From Rutherford to Fermi, how nuclear reactions became engineered
Rutherford exposed the nucleus, and Fermi proved it could be driven to criticality. The route from discovery science to controlled reaction runs through neutrons, slow neutrons, and Chicago Pile-1.

In 1901, Ernest Rutherford and Frederick Soddy showed that one radioactive element can decay into another. Rutherford later made the nucleus a real physical target, and Enrico Fermi showed how to drive that target with neutrons and hold a chain reaction in a controlled state.
Rutherford makes the nucleus visible
Ernest Rutherford’s breakthrough was not a reactor or a weapon. It was the recognition that the atom had an inner core that could be studied, struck, and changed.
That line of work earned Rutherford the 1908 Nobel Prize in Chemistry for investigations into the disintegration of the elements and the chemistry of radioactive substances. By the time he moved to Manchester in 1907, he had access to modern laboratories that let him push the problem further, and in 1911 he and his collaborators Hans Geiger and Ernest Marsden carried out the gold-foil experiments that overturned the old Thomson model. The result was decisive: atoms contain a tiny, dense, positively charged nucleus. Rutherford discovered the nucleus of the atom in 1911.
Once the nucleus was understood as a distinct object, nuclear science could move beyond noticing radioactive change and toward asking how to cause it on purpose.
From radioactive decay to controlled bombardment
Discovered in 1932, the neutron became a powerful tool for studying atoms because it could enter nuclei without being repelled by electric charge, making nuclear transformation much easier to provoke and study.
Enrico Fermi seized on that tool in 1934. He showed that nuclear transformation occurs in almost every element subjected to neutron bombardment, and that this work led to the discovery of slow neutrons. His 1938 Nobel Prize in Physics recognized his demonstrations of new radioactive elements produced by neutron irradiation and his related discovery of nuclear reactions brought about by slow neutrons.
Fermi’s career then shifted across the Atlantic. He emigrated to the United States in 1938, immediately after receiving the Nobel Prize, partly to escape Mussolini’s fascist dictatorship. In 1939 he was appointed professor of physics at Columbia University, and his work later moved to Chicago, where the problem of directing nuclear reactions became urgent rather than theoretical.

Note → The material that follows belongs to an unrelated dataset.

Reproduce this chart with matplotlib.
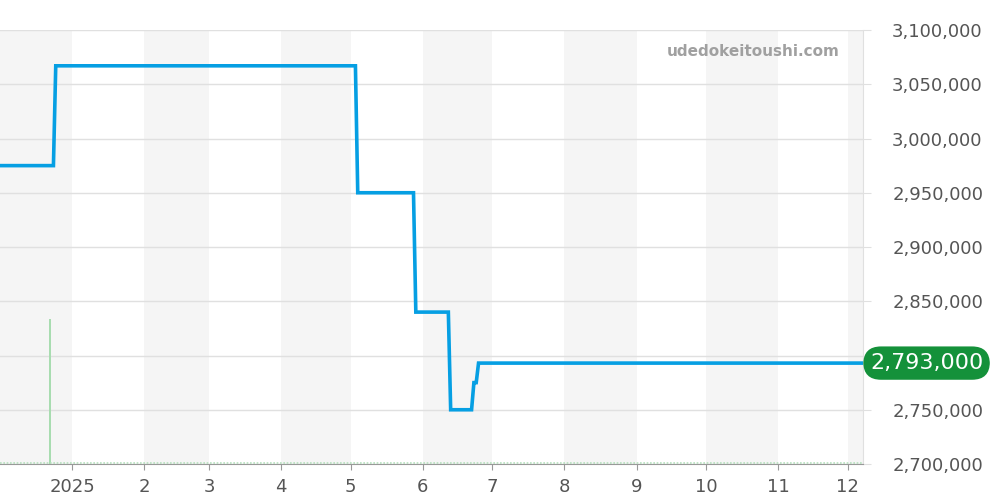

Fermi turns the nucleus into an engineering problem
By 1939, after the discovery of fission, Fermi immediately recognized the possibility of a chain reaction. That was the pivot from nuclear reactions as isolated events to nuclear reactions as systems that could be multiplied, managed, and sustained. The question was no longer simply whether a nucleus could change, but whether enough of those changes could be arranged to feed one another in a stable sequence.
Arthur Compton made that question operational in January 1942 when he centralized pile research at the University of Chicago’s Metallurgical Laboratory. The Manhattan Project needed a sustained chain reaction as a crucial step toward making an atomic bomb, but the same engineering challenge also pointed toward civilian nuclear power. The science had to work in practice, not just on paper.
The theory of chain-reacting piles was still poorly understood, and the people working on it were trying to build a device that had never existed before. Their goal was not just to observe fission, but to show that it could be initiated, controlled, and stopped.
Chicago Pile-1 makes criticality real
Chicago Pile-1 achieved that proof on December 2, 1942. Built under the west viewing stands of Stagg Field at the University of Chicago, in an abandoned squash court, it was the world’s first reactor to go critical and the first self-sustaining fission chain reaction ever achieved by humans.
It showed that a chain reaction could be held at the threshold of self-sustaining operation, with the output of one fission event helping drive the next without running away uncontrollably.
Leslie Groves later called CP-1’s first criticality the single most important scientific event in the development of atomic power.